Dois exemplos são a melhoria do sistema de ventilação de colhedoras, proposta pela Usina São Martinho, e o desenvolvimento do corte de
base flutuante, desenvolvido no CTC e aprimorado pelos fabricantes – o auto tracker da Case e o CACB da John Deere, que controlam altura do corte da cana automaticamente. Nas plantadoras, a melhoria do sistema de cobrição de cana, adequação das bombas hidráulicas e taliscas para ajuste da distribuição e dosagem de cana também surgiram dessa forma. “O modelo de colhedora é o mesmo, mas ele vem melhorando ano a ano, e o CTC teve um papel importante nessa
mudança”, destaca o especialista em tecnologia agroindustrial do CTC, Marcelo Pierossi.

Um breakthrough ainda esbarra na falta de relacionamento entre fornecedores e usinas e o meio acadêmico. Entre os dois primeiros, num mercado tão concentrado, formado por menos de uma dezena de fabricantes de colhedoras e tratores, não há como parcerias não serem habituais. Mas a integração com universidades e centros de pesquisa não consegue repetir, na área de máquinas, a mesma interação observada na área genética. O professor José Paulo Molin, do Departamento de Engenharia Rural da Esalq, ressalta que essa relação torna-se mais próxima quando o mercado aguarda um pacote tecnológico – ou a indicação de uma tendência. Agora, por exemplo, os fabricantes de máquinas e usinas aguardam que dos centros de pesquisa surja uma resposta para a automatização de diagnóstico sobre adubação nitrogenada.

Esses, via de regra, são casos ainda escassos. Um caminho já traçado pela Odebrecht pode ser tomado como solução: financiar o desenvolvimento tecnológico. O grupo fechou com a Fundação de Amparo à Pesquisa do Estado de São Paulo - Fapesp um acordo de cooperação para pesquisas, com aporte de R$ 10 milhões, onde estão contemplados dois projetos relacionados a agricultura de precisão desenvolvidos na Unicamp. “A usina ou o usuário tem que desenhar demandas – e tem que repassar para alguém que tenha perfil para resolver essas demandas”, argumenta o professor.

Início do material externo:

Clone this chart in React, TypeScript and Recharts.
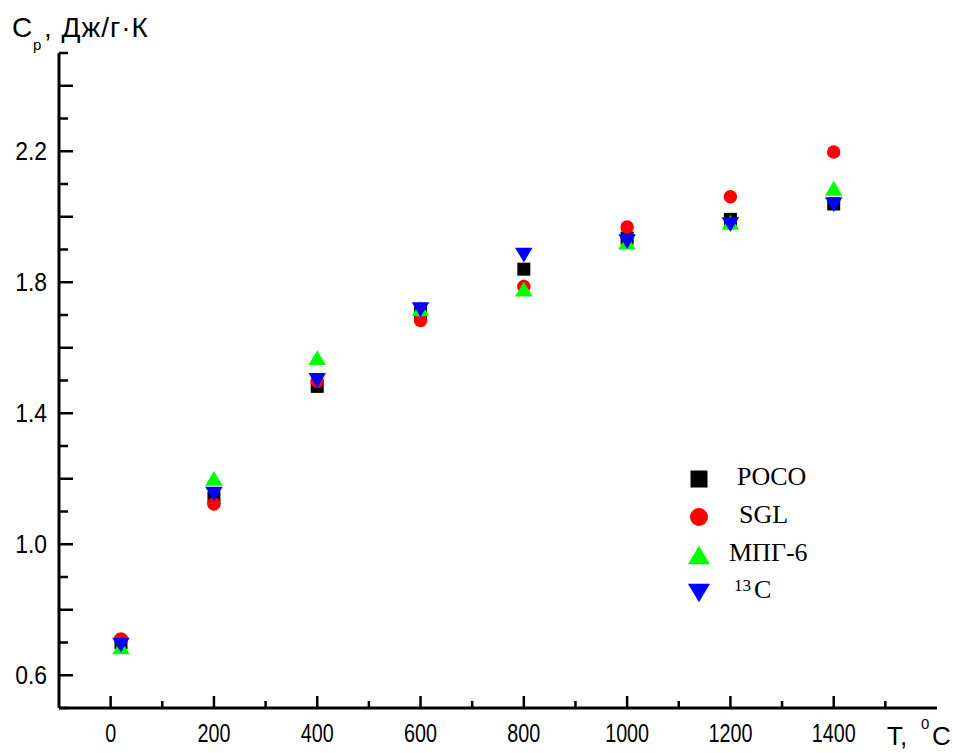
import { ScatterChart, Scatter, XAxis, YAxis, Legend } from "recharts";

// temperature, °C
const tempC = [20, 200, 400, 600, 800, 1000, 1200, 1400];

// Cp, J/g·K
const poco = [0.7, 1.141, 1.482, 1.706, 1.84, 1.935, 1.992, 2.039];
const sgl = [0.711, 1.123, 1.498, 1.683, 1.787, 1.969, 2.061, 2.198];
const mpg6 = [0.687, 1.201, 1.57, 1.719, 1.779, 1.923, 1.983, 2.087];
const c13 = [0.692, 1.153, 1.5, 1.716, 1.883, 1.924, 1.976, 2.037];

const xTicks = [0, 100, 200, 300, 400, 500, 600, 700, 800, 900, 1000, 1100, 1200, 1300, 1400, 1500];
const xTickLabels = [0, 200, 400, 600, 800, 1000, 1200, 1400];
const yTicks = [0.5, 0.6, 0.7, 0.8, 0.9, 1.0, 1.1, 1.2, 1.3, 1.4, 1.5, 1.6, 1.7, 1.8, 1.9, 2.0, 2.1, 2.2, 2.3, 2.4, 2.5];
const yTickLabels = [0.6, 1.0, 1.4, 1.8, 2.2];

const toPoints = (vals: number[]) => tempC.map((t, i) => ({ t, cp: vals[i] }));

const SANS = "'Liberation Sans', Arial, sans-serif";
const SERIF = "'Liberation Serif', 'Times New Roman', serif";

type MarkerKind = "square" | "circle" | "up" | "down";

function marker(kind: MarkerKind, cx: number, cy: number, s: number, color: string) {
  if (kind === "square") {
    return <rect x={cx - s / 2} y={cy - s / 2} width={s} height={s} fill={color} />;
  }
  if (kind === "circle") {
    return <circle cx={cx} cy={cy} r={s / 2} fill={color} />;
  }
  const w = s * 1.3;
  const h = s * 1.1;
  if (kind === "up") {
    return <polygon points={`${cx},${cy - h / 2} ${cx + w / 2},${cy + h / 2} ${cx - w / 2},${cy + h / 2}`} fill={color} />;
  }
  return <polygon points={`${cx - w / 2},${cy - h / 2} ${cx + w / 2},${cy - h / 2} ${cx},${cy + h / 2}`} fill={color} />;
}

const series = [
  { name: "POCO", data: toPoints(poco), color: "#000000", kind: "square" as MarkerKind, size: 13 },
  { name: "SGL", data: toPoints(sgl), color: "#ff0000", kind: "circle" as MarkerKind, size: 13.5 },
  { name: "МПГ-6", data: toPoints(mpg6), color: "#00ff00", kind: "up" as MarkerKind, size: 13.5 },
  { name: "13C", data: toPoints(c13), color: "#0000ff", kind: "down" as MarkerKind, size: 13.5 },
];

function XTick(props: any) {
  const { x, y, payload } = props;
  const v = payload.value;
  const major = v % 200 === 0;
  return (
    <g>
      <line x1={x} x2={x} y1={y} y2={y - (major ? 12 : 7)} stroke="#000" strokeWidth={2.5} />
      {xTickLabels.includes(v) && (
        <text
          transform={`translate(${x},${y + 25}) scale(0.76,1)`}
          textAnchor="middle"
          dy="0.35em"
          fontFamily={SANS}
          fontSize={26}
          fill="#000"
        >
          {v}
        </text>
      )}
    </g>
  );
}

function YTick(props: any) {
  const { x, y, payload } = props;
  const v = payload.value;
  const major = Math.round(v * 10) % 2 === 0;
  const lbl = yTickLabels.find((l) => Math.abs(l - v) < 1e-6);
  return (
    <g>
      <line x1={x} x2={x + (major ? 14 : 9)} y1={y} y2={y} stroke="#000" strokeWidth={2.5} />
      {lbl !== undefined && (
        <text
          transform={`translate(${x - 12},${y}) scale(0.88,1)`}
          textAnchor="end"
          dy="0.35em"
          fontFamily={SANS}
          fontSize={26}
          fill="#000"
        >
          {lbl.toFixed(1)}
        </text>
      )}
    </g>
  );
}

const legendDx: Record<string, number> = { POCO: 57, SGL: 59, "МПГ-6": 49, "13C": 54 };

function LegendBox() {
  return (
    <svg width={150} height={160} style={{ overflow: "visible" }}>
      {series.map((s, i) => {
        const cy = 21 + i * 38;
        const big = s.kind === "square" ? 17 : s.kind === "circle" ? 18 : 17;
        return (
          <g key={s.name}>
            {marker(s.kind, 19, cy, big, s.color)}
            {s.name === "13C" ? (
              <text fontFamily={SERIF} fontSize={26} fill="#000">
                <tspan x={legendDx[s.name]} y={cy - 2} fontSize={17}>13</tspan>
                <tspan x={legendDx[s.name] + 20} y={cy + 5}>C</tspan>
              </text>
            ) : (
              <text x={legendDx[s.name]} y={cy + 6} fontFamily={SERIF} fontSize={26} fill="#000">
                {s.name}
              </text>
            )}
          </g>
        );
      })}
    </svg>
  );
}

export default function App() {
  return (
    <div style={{ position: "absolute", left: 0, top: 0, background: "#fff" }}>
      <ScatterChart width={957} height={753} margin={{ top: 53, right: 20, bottom: 44, left: 58 }}>
        <XAxis
          type="number"
          dataKey="t"
          domain={[-100, 1600]}
          ticks={xTicks}
          interval={0}
          height={1}
          tickSize={0}
          tickMargin={0}
          tickLine={false}
          tick={<XTick />}
          axisLine={{ stroke: "#000", strokeWidth: 3 }}
          label={{
            content: () => (
              <text fontFamily={SANS} fontSize={26} fill="#000">
                <tspan x={887} y={745}>T,</tspan>
                <tspan x={921} y={729} fontSize={15}>0</tspan>
                <tspan x={932} y={745}>C</tspan>
              </text>
            ),
          }}
        />
        <YAxis
          type="number"
          dataKey="cp"
          domain={[0.5, 2.5]}
          ticks={yTicks}
          interval={0}
          width={1}
          tickSize={0}
          tickMargin={0}
          tickLine={false}
          tick={<YTick />}
          axisLine={{ stroke: "#000", strokeWidth: 3 }}
          label={{
            content: () => (
              <text fontFamily={SANS} fontSize={28} fill="#000">
                <tspan x={12} y={37}>C</tspan>
                <tspan x={33} y={50} fontSize={15}>p</tspan>
                <tspan x={44} y={37} letterSpacing={1}>, Дж/г·К</tspan>
              </text>
            ),
          }}
        />
        <Legend
          layout="vertical"
          align="center"
          verticalAlign="middle"
          wrapperStyle={{ left: 680, top: 458, width: 150 }}
          content={() => <LegendBox />}
        />
        {series.map((s) => (
          <Scatter
            key={s.name}
            name={s.name}
            data={s.data}
            fill={s.color}
            isAnimationActive={false}
            shape={(p: any) => marker(s.kind, p.cx, p.cy, s.size, s.color)}
          />
        ))}
      </ScatterChart>
    </div>
  );
}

Outra linha de desenvolvimento busca mudar o plantio.

Depois das mudas batizadas pela Syngenta com a marca Plene, a corrida foi aberta. No final do ano passado o Instituto Agronômico de Campinas – IAC anunciou sistema de mudas prébrotadas, que substitui a distribuição de colmos. É nesse contexto que a produção de cana-deaçúcar como conhecemos dará espaço para novas configurações. “Existem fatores ambientais que colaboraram muito para a queda na produtividade. Porém, há muitos profissionais que não perceberam que as coisas mudaram e não se adaptaram às mudanças”, finaliza o produtor Vitor Paschoal, da Companhia Agro Pastoril Paschoal Campanelli. A mecanização de processos que eram essencialmente manuais exigirá mais do que vontade.